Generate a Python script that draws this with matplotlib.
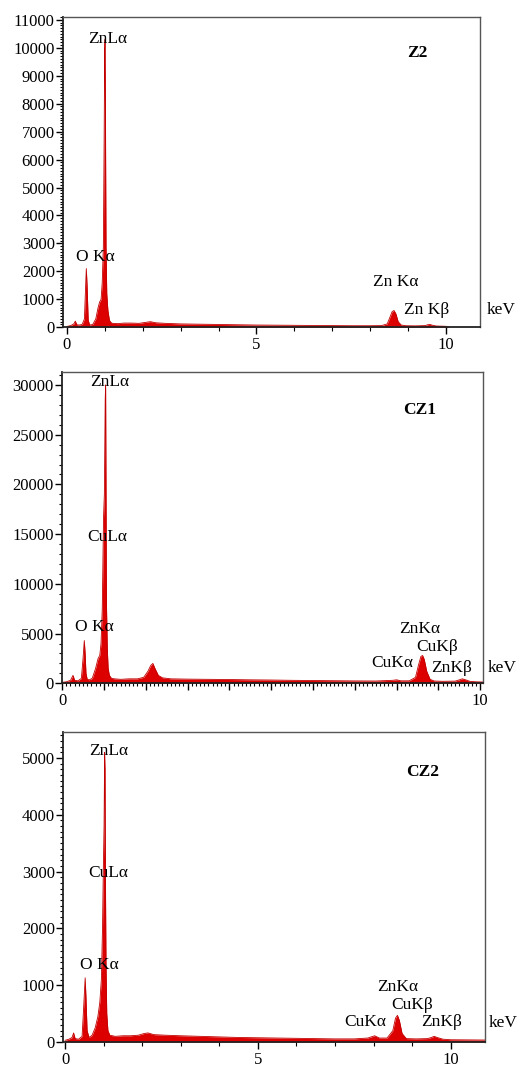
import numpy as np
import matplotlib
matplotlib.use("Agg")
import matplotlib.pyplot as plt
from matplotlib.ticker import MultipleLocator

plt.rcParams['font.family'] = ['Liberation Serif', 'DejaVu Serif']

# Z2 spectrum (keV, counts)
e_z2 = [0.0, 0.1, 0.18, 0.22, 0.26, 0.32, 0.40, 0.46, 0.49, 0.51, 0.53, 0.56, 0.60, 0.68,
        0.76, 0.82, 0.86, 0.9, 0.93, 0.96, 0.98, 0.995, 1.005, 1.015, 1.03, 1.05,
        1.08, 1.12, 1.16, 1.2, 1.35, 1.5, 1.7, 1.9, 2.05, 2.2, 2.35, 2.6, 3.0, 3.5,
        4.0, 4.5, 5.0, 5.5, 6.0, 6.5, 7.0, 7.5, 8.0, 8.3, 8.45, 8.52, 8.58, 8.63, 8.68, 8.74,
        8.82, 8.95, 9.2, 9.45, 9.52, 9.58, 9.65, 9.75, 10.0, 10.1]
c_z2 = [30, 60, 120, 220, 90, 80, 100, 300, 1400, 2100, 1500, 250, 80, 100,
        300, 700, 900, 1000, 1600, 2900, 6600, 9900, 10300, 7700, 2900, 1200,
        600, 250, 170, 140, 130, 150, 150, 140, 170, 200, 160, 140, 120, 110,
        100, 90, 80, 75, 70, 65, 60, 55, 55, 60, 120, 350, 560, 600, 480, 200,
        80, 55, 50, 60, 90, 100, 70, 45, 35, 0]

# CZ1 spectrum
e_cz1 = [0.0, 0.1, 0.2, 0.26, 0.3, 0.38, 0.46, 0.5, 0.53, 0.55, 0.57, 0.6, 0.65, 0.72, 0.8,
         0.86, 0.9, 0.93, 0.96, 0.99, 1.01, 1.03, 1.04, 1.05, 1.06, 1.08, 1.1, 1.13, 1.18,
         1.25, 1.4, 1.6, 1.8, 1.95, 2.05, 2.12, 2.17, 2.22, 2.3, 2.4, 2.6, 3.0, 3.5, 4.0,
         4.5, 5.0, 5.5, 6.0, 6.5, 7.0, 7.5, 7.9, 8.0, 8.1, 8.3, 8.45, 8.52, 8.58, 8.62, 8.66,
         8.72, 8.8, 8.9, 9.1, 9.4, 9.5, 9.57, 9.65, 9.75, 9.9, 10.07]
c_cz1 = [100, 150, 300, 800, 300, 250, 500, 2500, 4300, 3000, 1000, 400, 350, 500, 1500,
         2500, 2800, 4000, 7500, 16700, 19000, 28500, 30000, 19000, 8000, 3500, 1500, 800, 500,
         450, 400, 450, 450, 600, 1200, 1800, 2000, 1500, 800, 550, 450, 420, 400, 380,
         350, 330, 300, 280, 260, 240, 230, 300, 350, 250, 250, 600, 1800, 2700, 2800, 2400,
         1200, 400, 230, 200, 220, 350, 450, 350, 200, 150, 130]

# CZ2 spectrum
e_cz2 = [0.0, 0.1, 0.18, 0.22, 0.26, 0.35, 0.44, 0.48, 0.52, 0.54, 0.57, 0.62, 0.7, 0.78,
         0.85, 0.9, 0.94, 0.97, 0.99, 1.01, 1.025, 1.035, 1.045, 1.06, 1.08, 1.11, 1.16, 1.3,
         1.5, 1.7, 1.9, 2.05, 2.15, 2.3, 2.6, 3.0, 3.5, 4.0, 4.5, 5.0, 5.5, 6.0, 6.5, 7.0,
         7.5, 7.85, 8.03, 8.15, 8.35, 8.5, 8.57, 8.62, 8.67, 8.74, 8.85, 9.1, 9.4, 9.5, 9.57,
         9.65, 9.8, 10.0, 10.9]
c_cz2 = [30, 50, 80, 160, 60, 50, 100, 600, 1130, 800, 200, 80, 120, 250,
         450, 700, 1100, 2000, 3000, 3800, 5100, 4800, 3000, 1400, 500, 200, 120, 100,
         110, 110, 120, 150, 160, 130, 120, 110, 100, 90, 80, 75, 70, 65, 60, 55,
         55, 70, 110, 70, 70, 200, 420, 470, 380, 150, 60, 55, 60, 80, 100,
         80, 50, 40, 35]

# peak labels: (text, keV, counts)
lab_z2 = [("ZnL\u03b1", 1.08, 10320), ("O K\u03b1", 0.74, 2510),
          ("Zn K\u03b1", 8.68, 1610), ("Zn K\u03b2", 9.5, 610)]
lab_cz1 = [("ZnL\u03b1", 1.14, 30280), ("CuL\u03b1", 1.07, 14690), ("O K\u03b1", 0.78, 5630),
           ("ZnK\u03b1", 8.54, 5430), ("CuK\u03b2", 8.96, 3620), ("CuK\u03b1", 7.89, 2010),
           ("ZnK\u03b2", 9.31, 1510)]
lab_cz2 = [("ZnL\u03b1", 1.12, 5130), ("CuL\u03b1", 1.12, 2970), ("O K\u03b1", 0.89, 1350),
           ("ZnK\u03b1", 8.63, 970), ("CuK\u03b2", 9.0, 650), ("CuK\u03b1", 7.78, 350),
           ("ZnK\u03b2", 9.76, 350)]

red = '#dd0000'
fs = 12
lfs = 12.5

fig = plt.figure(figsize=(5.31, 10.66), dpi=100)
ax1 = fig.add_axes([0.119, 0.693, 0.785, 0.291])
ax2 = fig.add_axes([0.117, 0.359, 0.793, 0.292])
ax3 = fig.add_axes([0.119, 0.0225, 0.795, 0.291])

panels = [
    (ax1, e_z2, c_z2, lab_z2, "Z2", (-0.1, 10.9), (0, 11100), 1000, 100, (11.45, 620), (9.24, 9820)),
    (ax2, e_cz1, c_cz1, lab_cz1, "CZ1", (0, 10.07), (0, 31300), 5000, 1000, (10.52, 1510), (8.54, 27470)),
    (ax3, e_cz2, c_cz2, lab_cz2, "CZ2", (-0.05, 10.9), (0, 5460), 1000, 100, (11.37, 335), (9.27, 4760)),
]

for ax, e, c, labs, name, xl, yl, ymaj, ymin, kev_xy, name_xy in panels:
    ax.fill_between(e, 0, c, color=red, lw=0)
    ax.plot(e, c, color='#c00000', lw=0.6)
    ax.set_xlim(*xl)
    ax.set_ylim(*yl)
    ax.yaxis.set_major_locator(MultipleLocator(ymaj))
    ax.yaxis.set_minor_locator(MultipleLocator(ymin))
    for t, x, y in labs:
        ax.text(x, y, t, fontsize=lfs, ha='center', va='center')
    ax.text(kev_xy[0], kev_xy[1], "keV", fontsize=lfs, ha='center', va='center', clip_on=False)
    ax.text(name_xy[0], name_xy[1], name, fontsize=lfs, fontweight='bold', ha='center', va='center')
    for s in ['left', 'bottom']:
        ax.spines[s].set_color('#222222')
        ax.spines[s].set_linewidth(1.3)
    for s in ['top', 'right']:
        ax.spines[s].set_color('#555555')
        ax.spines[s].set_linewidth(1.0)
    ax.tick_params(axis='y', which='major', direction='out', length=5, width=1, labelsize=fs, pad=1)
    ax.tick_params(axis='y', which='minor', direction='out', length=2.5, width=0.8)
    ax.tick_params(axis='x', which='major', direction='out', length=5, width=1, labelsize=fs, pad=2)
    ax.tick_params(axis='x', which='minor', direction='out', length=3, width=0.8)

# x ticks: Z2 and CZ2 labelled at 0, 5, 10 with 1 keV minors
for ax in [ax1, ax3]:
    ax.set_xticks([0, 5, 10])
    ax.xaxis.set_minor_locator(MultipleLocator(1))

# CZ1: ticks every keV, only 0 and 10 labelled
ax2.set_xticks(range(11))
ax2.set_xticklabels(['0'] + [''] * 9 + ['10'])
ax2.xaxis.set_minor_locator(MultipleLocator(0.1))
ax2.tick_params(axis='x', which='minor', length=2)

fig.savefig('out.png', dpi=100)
☆ ☆ ☆
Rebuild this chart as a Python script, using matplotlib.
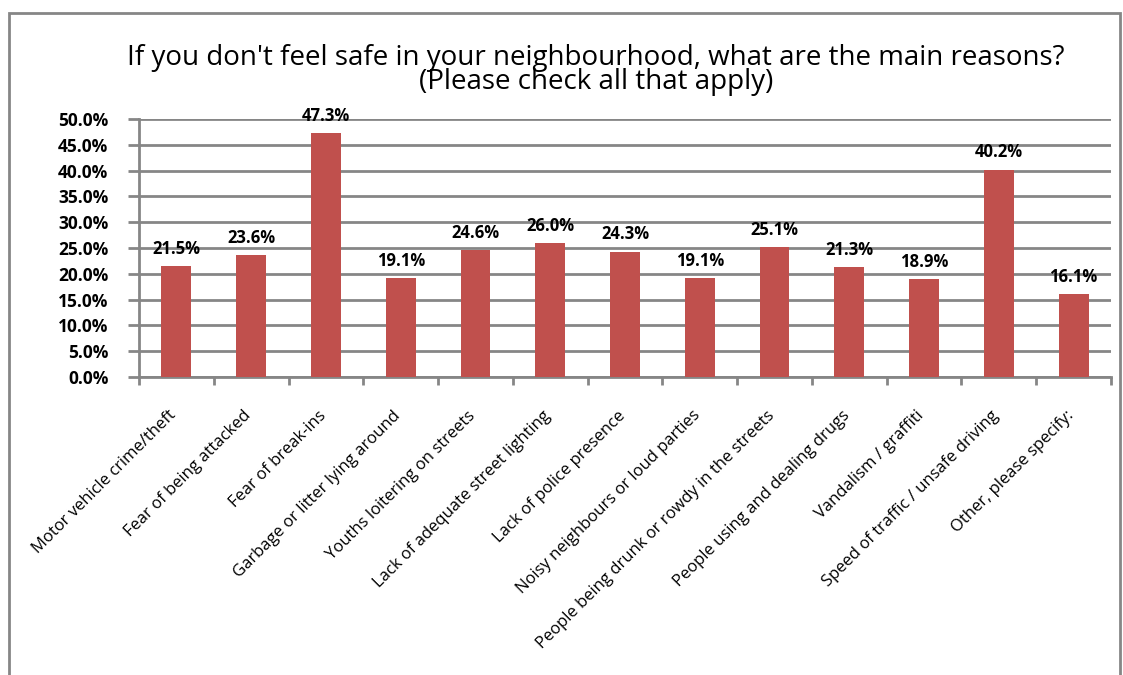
☆ ☆ ☆
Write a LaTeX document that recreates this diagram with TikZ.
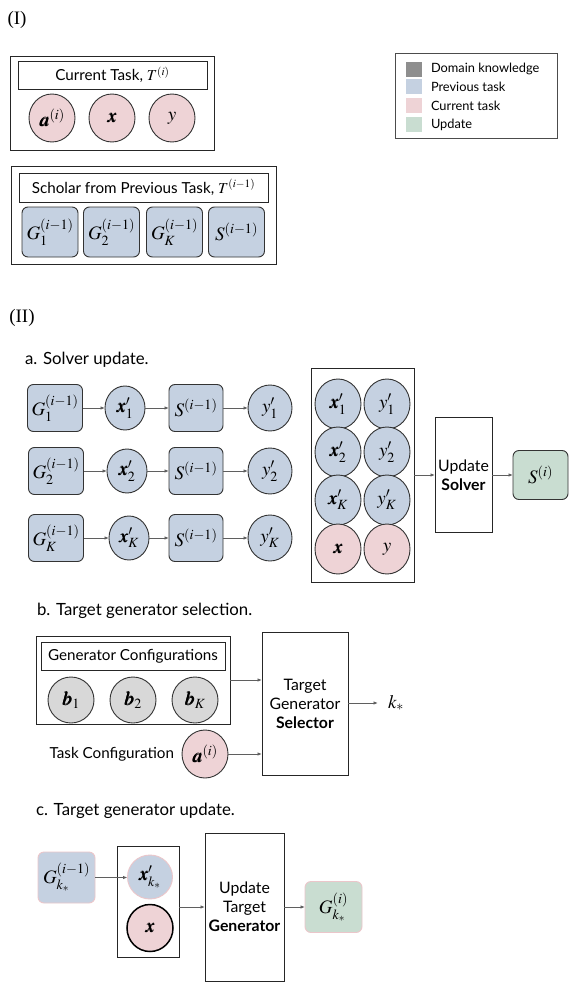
☆ ☆ ☆
Your goal: In the listing above, how many lines hold the word "this"? Give the number and nothing more.

Result below: 3